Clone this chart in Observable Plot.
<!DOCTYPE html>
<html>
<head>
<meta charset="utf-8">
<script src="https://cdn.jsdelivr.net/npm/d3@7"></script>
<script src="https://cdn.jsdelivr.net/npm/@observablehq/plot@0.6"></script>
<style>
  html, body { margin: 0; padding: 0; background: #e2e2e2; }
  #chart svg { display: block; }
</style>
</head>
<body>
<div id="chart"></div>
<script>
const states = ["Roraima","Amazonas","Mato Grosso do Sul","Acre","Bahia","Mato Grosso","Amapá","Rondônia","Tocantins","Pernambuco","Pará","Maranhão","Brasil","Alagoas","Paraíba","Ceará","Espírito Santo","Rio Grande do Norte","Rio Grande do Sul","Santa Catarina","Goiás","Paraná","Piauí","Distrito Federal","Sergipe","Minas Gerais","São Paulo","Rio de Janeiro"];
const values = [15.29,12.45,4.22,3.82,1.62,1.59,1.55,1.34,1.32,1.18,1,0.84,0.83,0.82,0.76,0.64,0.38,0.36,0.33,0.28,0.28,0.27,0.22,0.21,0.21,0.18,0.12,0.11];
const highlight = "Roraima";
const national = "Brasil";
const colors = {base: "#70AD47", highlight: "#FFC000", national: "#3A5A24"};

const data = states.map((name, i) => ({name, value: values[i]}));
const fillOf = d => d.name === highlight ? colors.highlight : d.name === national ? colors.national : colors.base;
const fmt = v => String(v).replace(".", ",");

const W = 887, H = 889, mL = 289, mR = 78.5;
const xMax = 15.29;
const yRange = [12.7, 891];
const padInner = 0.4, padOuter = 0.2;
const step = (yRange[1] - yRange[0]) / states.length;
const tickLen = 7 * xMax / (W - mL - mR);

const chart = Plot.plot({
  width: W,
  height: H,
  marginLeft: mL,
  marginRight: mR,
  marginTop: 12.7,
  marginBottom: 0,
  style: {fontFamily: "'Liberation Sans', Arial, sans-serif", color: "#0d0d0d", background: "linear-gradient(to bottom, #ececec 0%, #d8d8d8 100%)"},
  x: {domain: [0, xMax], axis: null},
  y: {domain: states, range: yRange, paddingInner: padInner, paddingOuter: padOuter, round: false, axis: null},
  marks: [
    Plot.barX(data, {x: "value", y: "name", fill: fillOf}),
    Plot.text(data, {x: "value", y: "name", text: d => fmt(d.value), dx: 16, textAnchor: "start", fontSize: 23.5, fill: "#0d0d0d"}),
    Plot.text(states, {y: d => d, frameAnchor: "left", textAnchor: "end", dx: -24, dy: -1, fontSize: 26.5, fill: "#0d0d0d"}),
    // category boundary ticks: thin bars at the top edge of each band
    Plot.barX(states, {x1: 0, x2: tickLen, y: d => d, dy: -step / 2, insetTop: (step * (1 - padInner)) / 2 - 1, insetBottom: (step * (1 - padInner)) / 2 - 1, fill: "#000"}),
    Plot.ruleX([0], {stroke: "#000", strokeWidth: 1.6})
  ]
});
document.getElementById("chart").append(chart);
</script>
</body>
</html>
==*==
- Task brief:
Output the complete data exactly as written.

- Answer:
Clone this chart in Observable Plot.
<!DOCTYPE html>
<html>
<head>
<meta charset="utf-8">
<script src="https://cdn.jsdelivr.net/npm/d3@7"></script>
<script src="https://cdn.jsdelivr.net/npm/@observablehq/plot@0.6"></script>
<style>
  html, body { margin: 0; padding: 0; background: #e2e2e2; }
  #chart svg { display: block; }
</style>
</head>
<body>
<div id="chart"></div>
<script>
const states = ["Roraima","Amazonas","Mato Grosso do Sul","Acre","Bahia","Mato Grosso","Amapá","Rondônia","Tocantins","Pernambuco","Pará","Maranhão","Brasil","Alagoas","Paraíba","Ceará","Espírito Santo","Rio Grande do Norte","Rio Grande do Sul","Santa Catarina","Goiás","Paraná","Piauí","Distrito Federal","Sergipe","Minas Gerais","São Paulo","Rio de Janeiro"];
const values = [15.29,12.45,4.22,3.82,1.62,1.59,1.55,1.34,1.32,1.18,1,0.84,0.83,0.82,0.76,0.64,0.38,0.36,0.33,0.28,0.28,0.27,0.22,0.21,0.21,0.18,0.12,0.11];
const highlight = "Roraima";
const national = "Brasil";
const colors = {base: "#70AD47", highlight: "#FFC000", national: "#3A5A24"};

const data = states.map((name, i) => ({name, value: values[i]}));
const fillOf = d => d.name === highlight ? colors.highlight : d.name === national ? colors.national : colors.base;
const fmt = v => String(v).replace(".", ",");

const W = 887, H = 889, mL = 289, mR = 78.5;
const xMax = 15.29;
const yRange = [12.7, 891];
const padInner = 0.4, padOuter = 0.2;
const step = (yRange[1] - yRange[0]) / states.length;
const tickLen = 7 * xMax / (W - mL - mR);

const chart = Plot.plot({
  width: W,
  height: H,
  marginLeft: mL,
  marginRight: mR,
  marginTop: 12.7,
  marginBottom: 0,
  style: {fontFamily: "'Liberation Sans', Arial, sans-serif", color: "#0d0d0d", background: "linear-gradient(to bottom, #ececec 0%, #d8d8d8 100%)"},
  x: {domain: [0, xMax], axis: null},
  y: {domain: states, range: yRange, paddingInner: padInner, paddingOuter: padOuter, round: false, axis: null},
  marks: [
    Plot.barX(data, {x: "value", y: "name", fill: fillOf}),
    Plot.text(data, {x: "value", y: "name", text: d => fmt(d.value), dx: 16, textAnchor: "start", fontSize: 23.5, fill: "#0d0d0d"}),
    Plot.text(states, {y: d => d, frameAnchor: "left", textAnchor: "end", dx: -24, dy: -1, fontSize: 26.5, fill: "#0d0d0d"}),
    // category boundary ticks: thin bars at the top edge of each band
    Plot.barX(states, {x1: 0, x2: tickLen, y: d => d, dy: -step / 2, insetTop: (step * (1 - padInner)) / 2 - 1, insetBottom: (step * (1 - padInner)) / 2 - 1, fill: "#000"}),
    Plot.ruleX([0], {stroke: "#000", strokeWidth: 1.6})
  ]
});
document.getElementById("chart").append(chart);
</script>
</body>
</html>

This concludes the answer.